Column Name Description
BuildNo Current Build of the Profiler Component
ProfileStart Start Time of the processed profiling job
ProfileEnd End Time of the processed profiling job
TableName Name of the Table being processed as specified in the Analysis Options Tab
UserName Name of the User processing the job as specified in the Analysis Options Tab
JobName Name of the Job as specified in the Analysis Options Tab
JobDesription Description of the Job as specified in the Analysis Options Tab


Sound-Alike Frequencies

This output pin allows you to step through each distinct SoundEx pattern for a specific column.

Column Name Description
ColumnName Name of the Input Column
Value The distinct SoundEx pattern value representation for all records in a column
Example Returns an example value represented by the SoundEx pattern.
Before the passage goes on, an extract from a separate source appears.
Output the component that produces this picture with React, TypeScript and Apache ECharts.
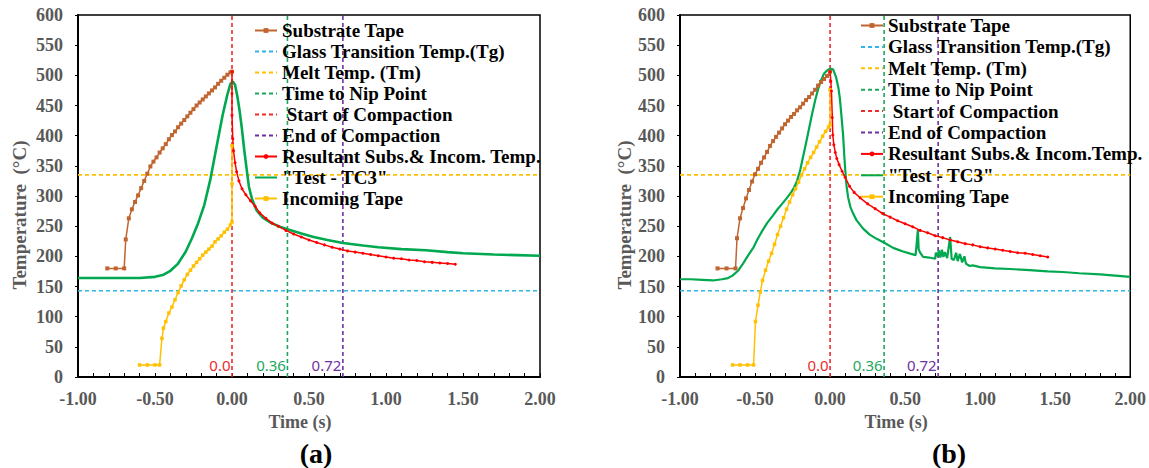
import React, { useEffect, useRef } from 'react';
import * as echarts from 'echarts';

const SERIF = '"Liberation Serif", "Times New Roman", serif';
const SANS = '"Noto Sans", "Liberation Sans", sans-serif';

// Axis ranges
const T_MIN = -1;
const T_MAX = 2;
const TEMP_MIN = 0;
const TEMP_MAX = 600;

// Reference levels (°C) and process event times (s)
const TG_TEMP = 143;
const TM_TEMP = 335;
const START_COMPACTION = 0;
const NIP_POINT = 0.36;
const END_COMPACTION = 0.72;
const EVENT_TEXTS = ['0.0', '0.36', '0.72'];

// ---- Panel (a) ----
const substrateA: [number, number][] = [
  [-0.81, 180], [-0.755, 180], [-0.70, 180], [-0.69, 228], [-0.67, 263], [-0.65, 278], [-0.63, 290],
  [-0.61, 301], [-0.59, 313], [-0.57, 325], [-0.55, 337], [-0.53, 349], [-0.51, 357], [-0.49, 364],
  [-0.47, 372], [-0.45, 379], [-0.43, 386], [-0.41, 394], [-0.39, 401], [-0.37, 407], [-0.35, 414],
  [-0.33, 420], [-0.31, 426], [-0.29, 432], [-0.27, 438], [-0.25, 444], [-0.23, 450], [-0.21, 455],
  [-0.19, 460], [-0.17, 465], [-0.15, 470], [-0.13, 475], [-0.11, 480], [-0.09, 486], [-0.07, 491],
  [-0.05, 496], [-0.03, 501], [-0.01, 505], [0.0, 506],
];
const testTC3A: [number, number][] = [
  [-1.0, 164], [-0.8, 164], [-0.6, 164], [-0.5, 166], [-0.45, 169], [-0.4, 176], [-0.35, 188],
  [-0.3, 208], [-0.26, 230], [-0.22, 255], [-0.18, 285], [-0.14, 328], [-0.1, 382], [-0.06, 435],
  [-0.03, 468], [-0.01, 486], [0.005, 490], [0.02, 484], [0.035, 465], [0.05, 440], [0.065, 410],
  [0.08, 375], [0.095, 345], [0.11, 315], [0.13, 295], [0.16, 276], [0.2, 264], [0.25, 256],
  [0.3, 250], [0.36, 245], [0.45, 238], [0.53, 232], [0.62, 227], [0.72, 222], [0.85, 218],
  [0.95, 215], [1.1, 212], [1.26, 210], [1.4, 207], [1.5, 205], [1.7, 203], [1.85, 202], [2.0, 201],
];
const resultantA: [number, number][] = [
  [0.0, 506], [0.0, 470], [0.0, 434], [0.005, 395], [0.01, 375], [0.02, 355], [0.03, 340],
  [0.045, 325], [0.065, 312], [0.09, 302], [0.12, 292], [0.15, 283], [0.18, 272], [0.22, 263],
  [0.26, 255], [0.3, 250], [0.35, 243], [0.4, 237], [0.45, 232], [0.5, 227], [0.55, 223],
  [0.6, 219], [0.65, 215], [0.7, 212], [0.75, 209], [0.8, 207], [0.85, 205], [0.9, 203],
  [0.95, 201], [1.0, 199], [1.05, 197], [1.1, 196], [1.15, 194], [1.2, 193], [1.25, 191],
  [1.3, 190], [1.35, 189], [1.4, 188], [1.45, 187],
];
const incomingA: [number, number][] = [
  [-0.6, 20], [-0.55, 20], [-0.5, 20], [-0.47, 20], [-0.455, 64], [-0.445, 81], [-0.43, 92],
  [-0.41, 106], [-0.39, 116], [-0.37, 128], [-0.35, 140], [-0.33, 151], [-0.31, 161], [-0.29, 170],
  [-0.27, 177], [-0.25, 184], [-0.23, 190], [-0.21, 196], [-0.19, 202], [-0.17, 207], [-0.15, 212],
  [-0.13, 217], [-0.11, 224], [-0.09, 229], [-0.07, 234], [-0.05, 240], [-0.03, 245], [-0.01, 252],
  [0.0, 257], [0.0, 320], [0.0, 383],
];

// ---- Panel (b) ----
const substrateB: [number, number][] = [
  [-0.75, 180], [-0.69, 180], [-0.63, 180], [-0.62, 230], [-0.6, 263], [-0.58, 280], [-0.56, 296],
  [-0.54, 310], [-0.52, 324], [-0.5, 336], [-0.48, 345], [-0.46, 355], [-0.44, 364], [-0.42, 373],
  [-0.4, 383], [-0.38, 391], [-0.36, 398], [-0.34, 405], [-0.32, 412], [-0.3, 419], [-0.28, 425],
  [-0.26, 431], [-0.24, 436], [-0.22, 442], [-0.2, 447], [-0.18, 453], [-0.16, 459], [-0.14, 464],
  [-0.12, 470], [-0.1, 476], [-0.08, 483], [-0.06, 489], [-0.04, 494], [-0.02, 499], [0.0, 506],
];
const testTC3B: [number, number][] = [
  [-1.0, 162], [-0.93, 162], [-0.85, 161], [-0.78, 160], [-0.72, 162], [-0.68, 164], [-0.65, 168],
  [-0.61, 177], [-0.58, 188], [-0.55, 200], [-0.51, 215], [-0.48, 230], [-0.45, 243], [-0.42, 255],
  [-0.38, 268], [-0.35, 278], [-0.32, 287], [-0.29, 296], [-0.26, 306], [-0.24, 314], [-0.22, 325],
  [-0.2, 342], [-0.18, 365], [-0.16, 388], [-0.14, 412], [-0.12, 436], [-0.1, 458], [-0.08, 477],
  [-0.06, 492], [-0.04, 503], [-0.02, 508], [0.0, 511], [0.02, 510], [0.04, 497], [0.055, 480],
  [0.065, 462], [0.075, 435], [0.087, 400], [0.095, 365], [0.102, 340], [0.109, 318], [0.12, 298],
  [0.135, 282], [0.155, 270], [0.176, 260], [0.22, 246], [0.264, 236], [0.31, 229], [0.364, 222],
  [0.42, 214], [0.486, 208], [0.54, 204], [0.57, 202], [0.585, 244], [0.59, 212], [0.6, 206],
  [0.62, 199], [0.66, 198], [0.7, 196], [0.705, 206], [0.715, 200], [0.725, 210], [0.735, 198],
  [0.745, 211], [0.755, 199], [0.765, 207], [0.78, 197], [0.8, 232], [0.81, 196], [0.825, 194],
  [0.84, 206], [0.85, 192], [0.865, 204], [0.88, 190], [0.895, 200], [0.905, 188], [0.93, 184],
  [0.95, 185], [1.0, 182], [1.1, 180], [1.2, 179], [1.33, 177], [1.45, 175], [1.55, 174],
  [1.66, 172], [1.8, 170], [1.9, 168], [2.0, 166],
];
const resultantB: [number, number][] = [
  [0.0, 506], [0.005, 490], [0.009, 474], [0.015, 430], [0.018, 401], [0.025, 385], [0.035, 372],
  [0.045, 362], [0.06, 352], [0.08, 341], [0.1, 331], [0.13, 316], [0.16, 306], [0.2, 297],
  [0.25, 287], [0.3, 279], [0.35, 271], [0.4, 265], [0.45, 259], [0.5, 254], [0.55, 249],
  [0.6, 243], [0.65, 239], [0.7, 234], [0.75, 231], [0.8, 227], [0.85, 224], [0.9, 221],
  [0.95, 219], [1.0, 216], [1.05, 214], [1.1, 212], [1.15, 210], [1.2, 208], [1.25, 206],
  [1.3, 205], [1.35, 203], [1.4, 201], [1.45, 199],
];
const incomingB: [number, number][] = [
  [-0.65, 20], [-0.6, 20], [-0.55, 20], [-0.51, 20], [-0.497, 92], [-0.48, 119], [-0.465, 141],
  [-0.45, 160], [-0.43, 177], [-0.41, 192], [-0.39, 205], [-0.37, 220], [-0.35, 236], [-0.33, 250],
  [-0.31, 264], [-0.29, 278], [-0.27, 290], [-0.25, 302], [-0.23, 312], [-0.21, 323], [-0.19, 335],
  [-0.17, 345], [-0.15, 355], [-0.13, 364], [-0.11, 372], [-0.09, 381], [-0.07, 390], [-0.05, 399],
  [-0.03, 407], [-0.01, 414], [0.0, 418], [0.0, 476],
];

const NAMES = {
  substrate: 'Substrate Tape',
  tg: 'Glass Transition Temp.(Tg)',
  tm: 'Melt Temp. (Tm)',
  nip: 'Time to Nip Point',
  start: ' Start of Compaction',
  end: 'End of Compaction',
  tc3: '"Test - TC3"',
  incoming: 'Incoming Tape',
};
const RESULTANT_A = 'Resultant Subs.& Incom. Temp.';
const RESULTANT_B = 'Resultant Subs.& Incom.Temp.';

const COLORS = {
  substrate: '#C0652F',
  tg: '#2FB4E6',
  tm: '#FFC000',
  nip: '#1BA85C',
  start: '#EE2A2A',
  end: '#7030A0',
  resultant: '#FF0000',
  tc3: '#00A84F',
  incoming: '#FFC000',
};

const DASH = [4, 3];

function refLine(name: string, color: string, data: [number, number][], idx: number) {
  return {
    type: 'line',
    name,
    xAxisIndex: idx,
    yAxisIndex: idx,
    data,
    symbol: 'none',
    silent: true,
    z: 1,
    lineStyle: { color, width: 1.6, type: DASH },
    itemStyle: { color },
  };
}

function curve(name: string, color: string, data: [number, number][], idx: number, symbol: string, size: number, width: number) {
  return {
    type: 'line',
    name,
    xAxisIndex: idx,
    yAxisIndex: idx,
    data,
    symbol,
    symbolSize: size,
    showSymbol: symbol !== 'none',
    showAllSymbol: true,
    silent: true,
    z: 3,
    lineStyle: { color, width },
    itemStyle: { color },
  };
}

function panelSeries(idx: number, sub: [number, number][], tc3: [number, number][], res: [number, number][], inc: [number, number][], resName: string) {
  return [
    refLine(NAMES.tg, COLORS.tg, [[T_MIN, TG_TEMP], [T_MAX, TG_TEMP]], idx),
    refLine(NAMES.tm, COLORS.tm, [[T_MIN, TM_TEMP], [T_MAX, TM_TEMP]], idx),
    refLine(NAMES.nip, COLORS.nip, [[NIP_POINT, TEMP_MIN], [NIP_POINT, TEMP_MAX]], idx),
    refLine(NAMES.start, COLORS.start, [[START_COMPACTION, TEMP_MIN], [START_COMPACTION, TEMP_MAX]], idx),
    refLine(NAMES.end, COLORS.end, [[END_COMPACTION, TEMP_MIN], [END_COMPACTION, TEMP_MAX]], idx),
    curve(NAMES.substrate, COLORS.substrate, sub, idx, 'rect', 4, 1.5),
    curve(NAMES.incoming, COLORS.incoming, inc, idx, 'rect', 3.5, 1.5),
    curve(NAMES.tc3, COLORS.tc3, tc3, idx, 'none', 0, idx === 0 ? 2.6 : 2.2),
    curve(resName, COLORS.resultant, res, idx, 'circle', 3, 1.5),
    {
      // event times written just left of each vertical marker, near the time axis
      type: 'scatter',
      xAxisIndex: idx,
      yAxisIndex: idx,
      silent: true,
      z: 5,
      symbol: 'circle',
      symbolSize: 1,
      itemStyle: { color: 'rgba(0,0,0,0)', opacity: 1 },
      data: [START_COMPACTION, NIP_POINT, END_COMPACTION].map((t, i) => ({
        value: [t, 20],
        label: {
          show: true,
          formatter: EVENT_TEXTS[i],
          position: 'left',
          distance: 1,
          opacity: 1,
          color: [COLORS.start, COLORS.nip, COLORS.end][i],
          fontFamily: SANS,
          fontSize: 15,
        },
      })),
    },
  ];
}

const axisText = { fontFamily: SERIF, fontWeight: 'bold', fontSize: 18, color: '#595959' };

function xAxis(idx: number) {
  return {
    type: 'value',
    gridIndex: idx,
    min: T_MIN,
    max: T_MAX,
    interval: 0.5,
    axisLine: { show: true, onZero: false, lineStyle: { color: '#000', width: 2 } },
    axisTick: { show: true, inside: true, length: 4, lineStyle: { color: '#000', width: 1 } },
    minorTick: { show: true, splitNumber: 5, length: 4, lineStyle: { color: '#000', width: 1 } },
    splitLine: { show: false },
    axisLabel: { ...axisText, margin: 13, formatter: (v: number) => v.toFixed(2) },
    name: 'Time (s)',
    nameLocation: 'middle',
    nameGap: 35,
    nameTextStyle: { ...axisText, padding: [0, 18, 0, 0] },
  };
}

function yAxis(idx: number, gap: number) {
  return {
    type: 'value',
    gridIndex: idx,
    min: TEMP_MIN,
    max: TEMP_MAX,
    interval: 50,
    axisLine: { show: true, onZero: false, lineStyle: { color: '#000', width: 2 } },
    axisTick: { show: true, length: 3, lineStyle: { color: '#000', width: 1 } },
    splitLine: { show: false },
    axisLabel: { ...axisText, margin: 15 },
    name: 'Temperature  (°C)',
    nameLocation: 'middle',
    nameGap: gap,
    nameTextStyle: { ...axisText, fontSize: 19, padding: [0, 38, 0, 0] },
  };
}

const legendText = { fontFamily: SERIF, fontWeight: 'bold', fontSize: 19, color: '#000' };
const hiddenMark = { opacity: 0 };

function legendData(resName: string) {
  return [
    { name: NAMES.substrate },
    { name: NAMES.tg, itemStyle: hiddenMark },
    { name: NAMES.tm, itemStyle: hiddenMark },
    { name: NAMES.nip, itemStyle: hiddenMark },
    { name: NAMES.start, itemStyle: hiddenMark },
    { name: NAMES.end, itemStyle: hiddenMark },
    { name: resName },
    { name: NAMES.tc3, itemStyle: hiddenMark },
    { name: NAMES.incoming },
  ];
}

const option = {
  animation: false,
  backgroundColor: '#fff',
  grid: [
    { left: 78, top: 15, width: 462, height: 362, show: true, borderColor: '#000', borderWidth: 1.5, backgroundColor: 'transparent' },
    { left: 680, top: 15, width: 451, height: 362, show: true, borderColor: '#000', borderWidth: 1.5, backgroundColor: 'transparent' },
  ],
  xAxis: [xAxis(0), xAxis(1)],
  yAxis: [yAxis(0, 49), yAxis(1, 46)],
  legend: [
    {
      orient: 'vertical', left: 249, top: 16, padding: 5, itemWidth: 22, itemHeight: 6, itemGap: 2,
      selectedMode: false, textStyle: legendText, data: legendData(RESULTANT_A),
    },
    {
      orient: 'vertical', left: 855, top: 11, padding: 5, itemWidth: 22, itemHeight: 6, itemGap: 2.4,
      selectedMode: false, textStyle: legendText, data: legendData(RESULTANT_B),
    },
  ],
  graphic: [
    { type: 'text', x: 316, y: 453, style: { text: '(a)', fontFamily: SERIF, fontWeight: 'bold', fontSize: 28, fill: '#000', align: 'center', verticalAlign: 'middle' } },
    { type: 'text', x: 949, y: 453, style: { text: '(b)', fontFamily: SERIF, fontWeight: 'bold', fontSize: 28, fill: '#000', align: 'center', verticalAlign: 'middle' } },
  ],
  series: [
    ...panelSeries(0, substrateA, testTC3A, resultantA, incomingA, RESULTANT_A),
    ...panelSeries(1, substrateB, testTC3B, resultantB, incomingB, RESULTANT_B),
  ],
};

export default function App() {
  const ref = useRef<HTMLDivElement>(null);
  useEffect(() => {
    if (!ref.current) return;
    const chart = echarts.init(ref.current, undefined, { renderer: 'svg' });
    chart.setOption(option as any);
    return () => chart.dispose();
  }, []);
  return (
    <div
      ref={ref}
      style={{ position: 'absolute', left: 0, top: 0, width: 1149, height: 468, background: '#fff' }}
    />
  );
}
This will always be the first value encountered while profiling.
Count Number of times the distinct SoundEx patterns appears in the profiled data for this particular column.


Value Frequencies

This output pin allows you to step through each distinct value for a specific column.

Column Name Description
ColumnName Name of the Input Column
Value Returns a column's distinct value
Count Number of times the distinct value appeared in the profiled data for this particular column.


Work Length Frequencies

This output pin allows you to step through each distinct word length for a specific column.

Column Name Description
ColumnName Name of the Input Column
Length Returns a column's distinct word length
Count Number of times the distinct word length appears in the profiled data for this particular column.


Word Value Frequencies

This output pin allows you to step through each distinct word for a specific column.

Column Name Description
ColumnName Name of the Input Column
Value Returns a column's distinct word
Count Number of times the distinct word appears in the profiled data for this particular column. Multiple occurrences of the same word in a single record will all be counted.